Saturday, September 11, 2010

Character Death

Ask anyone who has ever sat in on one of my games and you'll find that I've never had any real trouble with player character death. Generally I stand somewhere -mostly- in the camp of let the results of the dice fall where they may and fudge a little bit to keep the storyline as awesome as possible.

Generally speaking though I'm of the mind that a skillful DM / GM will manage to write encounters and stories that don't drop the party into a total party kill situation in the first place. I've always been hesitant to have an entire party wiped out even when I play classic D&D. The only exception to this rule being a horror campaign where picking off the players one by one to turn them into slavering beasts or zombies is part of the genre experience in the first place.

This being my birthday, this topic brings me around (however briefly) to the topic of real death. I used to have a serious problem with this inevitability but I have to say now that while I plan to avoid the end as much as anyone can that the final result won't necessarily be such a bad thing. I'd like to hold off on going into the beyond until I'm, least sixty if not seventy or so. I think my chances of making it to eighty are pretty low but who knows. Modern medicine seems to keep people alive a lot longer now than back in the day.

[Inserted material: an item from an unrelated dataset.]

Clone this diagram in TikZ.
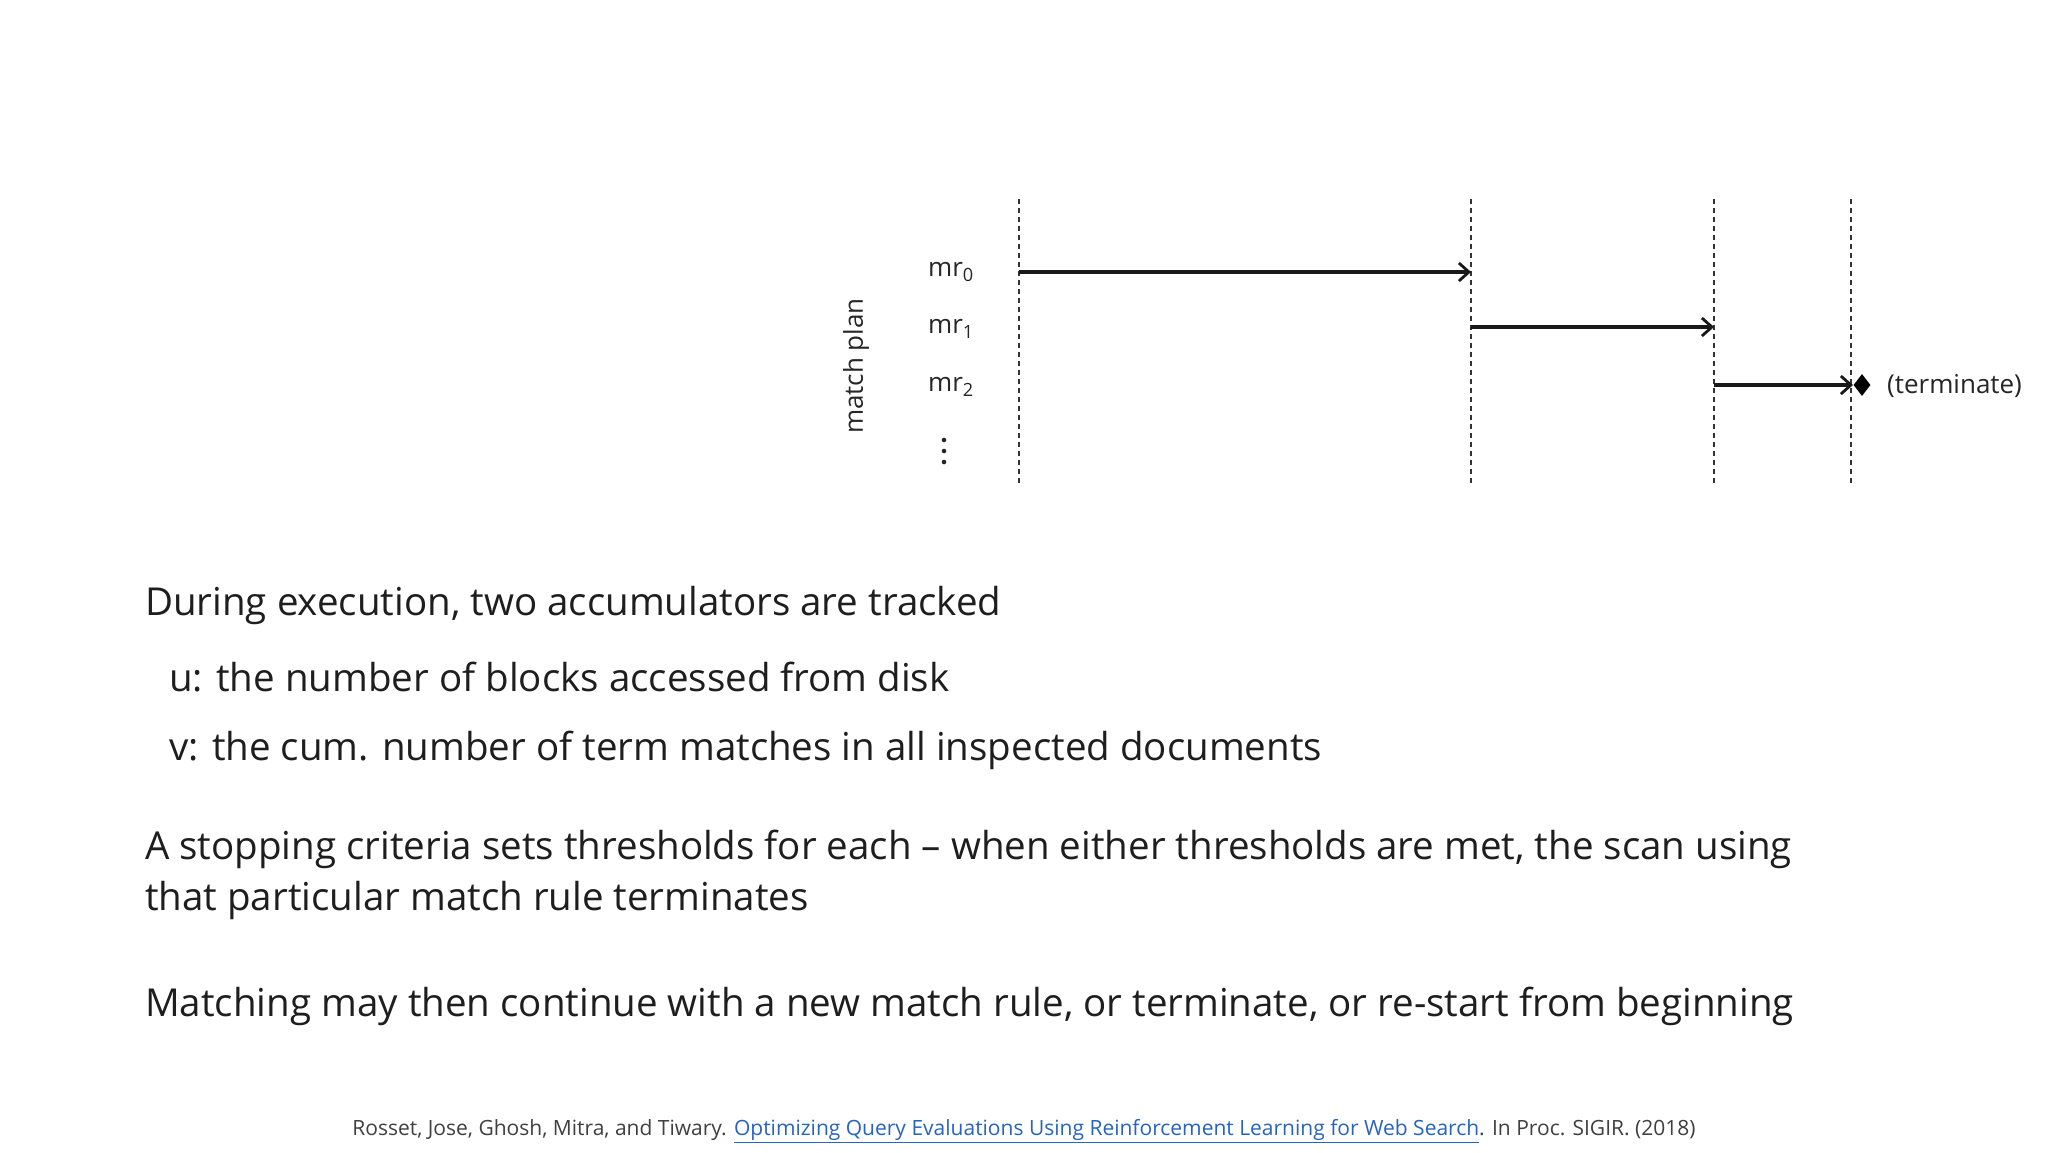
\documentclass[tikz,border=0pt]{standalone}
\usepackage{fontspec}
\setmainfont{Open Sans}
\usetikzlibrary{arrows.meta,shapes.geometric}
\definecolor{txt}{RGB}{30,30,30}
\definecolor{link}{RGB}{40,100,190}
\tikzset{
  dline/.style={dashed,line width=1.3pt,dash pattern=on 5pt off 4pt,black!80},
  marrow/.style={line width=3.4pt,-{Straight Barb[length=10pt,width=18pt,line width=2.8pt]},black!90},
  lbl/.style={font=\fontsize{26}{30}\selectfont,text=black!85,inner sep=0pt},
  body/.style={font=\fontsize{38.5}{51}\selectfont,text=txt,anchor=west,inner sep=0pt},
}
\begin{document}
\begin{tikzpicture}[x=1pt,y=-1pt]
\useasboundingbox[fill=white] (0,0) rectangle (2048,1152);
% dashed lines
\foreach \n/\x in {a/1019,b/1471,c/1714,d/1851}{
  \coordinate (\n t) at (\x,199); \coordinate (\n b) at (\x,483);
  \draw[dline] (\n t) -- (\n b);}
\coordinate (a0) at (1019,272); \coordinate (b0) at (1471,272);
\coordinate (b1) at (1471,327); \coordinate (c1) at (1714,327);
\coordinate (c2) at (1714,385); \coordinate (d2) at (1853,385);
\draw[marrow] (a0) -- (b0);
\draw[marrow] (b1) -- (c1);
\draw[marrow] (c2) -- (d2);
\node[fill=black,diamond,inner sep=0pt,minimum width=17pt,minimum height=22pt] (dia) at (1862,385) {};
\node[lbl,anchor=west] (term) at (1887,386) {(terminate)};
\node[lbl] (m0) at (951,272) {mr\textsubscript{0}};
\node[lbl] (m1) at (951,329) {mr\textsubscript{1}};
\node[lbl] (m2) at (951,387) {mr\textsubscript{2}};
\foreach \y in {440,451,462}{\fill[black!85] (944,\y) circle (2.3pt);}
\node[lbl,rotate=90] (mp) at (856,366) {match plan};
% body text
\node[body] (l1) at (145,605) {During execution, two accumulators are tracked};
\node[body] (l2) at (169,677) {u: the number of blocks accessed from disk};
\node[body] (l3) at (169,750) {v: the cum. number of term matches in all inspected documents};
\node[body,align=left,anchor=north west] (l4) at (145,830) {A stopping criteria sets thresholds for each -- when either thresholds are met, the scan using\\that particular match rule terminates};
\node[body] (l5) at (145,1006) {Matching may then continue with a new match rule, or terminate, or re-start from beginning};
\node[font=\fontsize{21}{25}\selectfont,text=black!75,inner sep=0pt] (cite) at (1024,1131) {Rosset, Jose, Ghosh, Mitra, and Tiwary. {\color{link}\underline{Optimizing Query Evaluations Using Reinforcement Learning for Web Search}}. In Proc. SIGIR. (2018)};
\end{tikzpicture}
\end{document}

As to my funeral. I'd like to have some of the guys put their heads together on how to fashion a viking ship model out of papermache or some such. Something large enough to set one of my game books into it, maybe some dice, sprinkle some of my ashes in there and then launch said viking ship into the sunset on a lake...friends gathered around...the song Ramble On playing on someone's boom box. Then before the darn thing sinks on its own pelt it with volleys of flaming arrows fired from a half dozen toy bows and arrows. I think sticking big marshmellows on the end and lighting them on fire would probably do the trick.

Yep. I think that is probably the send off that would please me and symbolize the goofy side of me which is most of me the very best.